Structure of Vector Mesons in Holographic Model with Linear Confinement

TL;DR

This paper investigates the wave functions and form factors of vector mesons within a holographic QCD model featuring a smooth confinement wall, revealing perfect vector meson dominance and providing detailed radius calculations.

Contribution

It introduces a formalism using wave functions similar to quantum oscillators and analyzes vector meson properties in a holographic model with linear confinement.

Findings

The rho-meson form factor exhibits perfect vector meson dominance.

The rho-meson's electric radius is calculated as 0.655 fm^2.

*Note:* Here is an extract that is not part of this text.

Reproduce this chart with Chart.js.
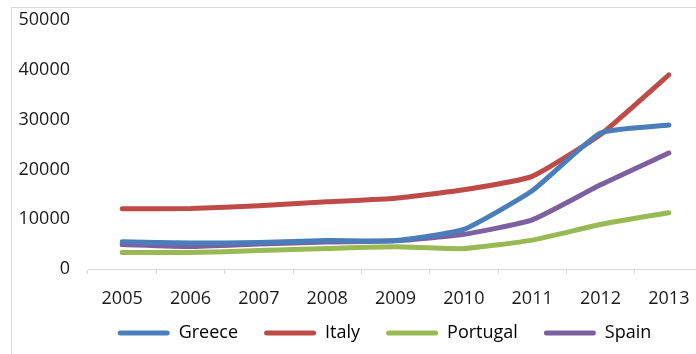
<!DOCTYPE html>
<html>
<head>
<meta charset="utf-8">
<script src="https://cdn.jsdelivr.net/npm/chart.js@4/dist/chart.umd.min.js"></script>
<style>
  html, body { margin: 0; padding: 0; overflow: hidden; background: #fff; width: 696px; height: 354px; }
  #frame { position: absolute; left: 11px; top: 7px; width: 800px; height: 380px; border: 1px solid #d9d9d9; }
  #c { position: absolute; left: 0; top: 0; }
</style>
</head>
<body>
<div id="frame"><canvas id="c" width="746" height="346"></canvas></div>
<script>
const years = ['2005','2006','2007','2008','2009','2010','2011','2012','2013'];
const greece   = [5450, 5200, 5300, 5700, 5700, 7950, 15700, 27300, 28900];
const italy    = [12100, 12150, 12700, 13500, 14200, 15900, 18600, 27000, 39000];
const portugal = [3300, 3300, 3700, 4100, 4450, 4100, 5800, 8950, 11300];
const spain    = [4900, 4500, 5000, 5400, 5650, 6950, 9850, 16900, 23300];
const yTicks = [0, 10000, 20000, 30000, 40000, 50000];

const names = ['Greece', 'Italy', 'Portugal', 'Spain'];
const colors = ['#4A7EBB', '#BE4B48', '#98B954', '#7D60A0'];
const series = [greece, italy, portugal, spain];

const FONT = '"Open Sans", "Noto Sans", sans-serif';
const TXT = '#1a1a1a';

const legendShift = {
  id: 'legendShift',
  afterLayout(chart) {
    const l = chart.legend;
    if (l) {
      l.top = 290; l.bottom = chart.height; l.height = l.bottom - l.top;
      l.left = 54; l.right = chart.width - 55; l.width = l.right - l.left;
    }
  }
};

new Chart(document.getElementById('c'), {
  type: 'line',
  plugins: [legendShift],
  data: {
    labels: years,
    datasets: series.map((d, i) => ({
      label: names[i],
      data: d,
      borderColor: colors[i],
      backgroundColor: colors[i],
      borderWidth: 5,
      pointRadius: 0,
      pointHoverRadius: 0,
      tension: 0.15,
      borderCapStyle: 'round',
      borderJoinStyle: 'round',
      fill: false
    }))
  },
  options: {
    responsive: false,
    animation: false,
    devicePixelRatio: 1,
    layout: { padding: { top: 12, right: 55, bottom: 0, left: 0 } },
    plugins: {
      tooltip: { enabled: false },
      legend: {
        position: 'bottom',
        maxHeight: 40,
        labels: {
          font: { family: FONT, size: 18 },
          color: TXT,
          boxWidth: 52,
          boxHeight: 5,
          padding: 26,
          useBorderRadius: true,
          borderRadius: 2.5,
          generateLabels: (chart) => chart.data.datasets.map((ds, i) => ({
            text: ds.label,
            fillStyle: ds.borderColor,
            strokeStyle: ds.borderColor,
            lineWidth: 0,
            borderRadius: 2.5,
            hidden: false,
            datasetIndex: i
          }))
        }
      }
    },
    scales: {
      x: {
        offset: true,
        grid: { offset: true, drawOnChartArea: false, drawTicks: true, tickLength: 5, color: '#d9d9d9' },
        border: { display: true, color: '#d9d9d9', width: 1 },
        ticks: { font: { family: FONT, size: 18 }, color: TXT, padding: 14, maxRotation: 0 },
        afterFit: (s) => { s.height = 45; }
      },
      y: {
        min: 0,
        max: 50000,
        afterBuildTicks: (s) => { s.ticks = yTicks.map(v => ({ value: v })); },
        grid: { display: false, drawTicks: false },
        border: { display: false },
        ticks: { font: { family: FONT, size: 18 }, color: TXT, padding: 18, callback: (v) => String(v) },
        afterFit: (s) => { s.width = 76; s.paddingTop = 10; s.paddingBottom = 10; }
      }
    }
  }
});
</script>
</body>
</html>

Higher excited states' radii increase logarithmically with excitation number.

Abstract

Wave functions and form factors of vector mesons are investigated in the holographic dual model of QCD with a smooth oscillator-like wall. We introduce wave functions conjugate to solutions of the 5D equation of motion and develop a formalism based on these wave functions, which are very similar to those of a quantum-mechanical oscillator. For the lowest bound state (rho-meson), we show that, in this model, the basic elastic form factor exhibits the perfect vector meson dominance, i.e., it is given by the rho-pole contribution alone. The electric radius of the rho-meson is calculated, <r^2_rho>_C = 0.655 fm^2, which is larger than in case of the hard-wall cutoff. The squared radii of higher excited states are found to increase logarithmically rather than linearly with the radial excitation number. We calculate the coupling constant f_rho and find that the experimental value is closer to that calculated in the hard-wall model.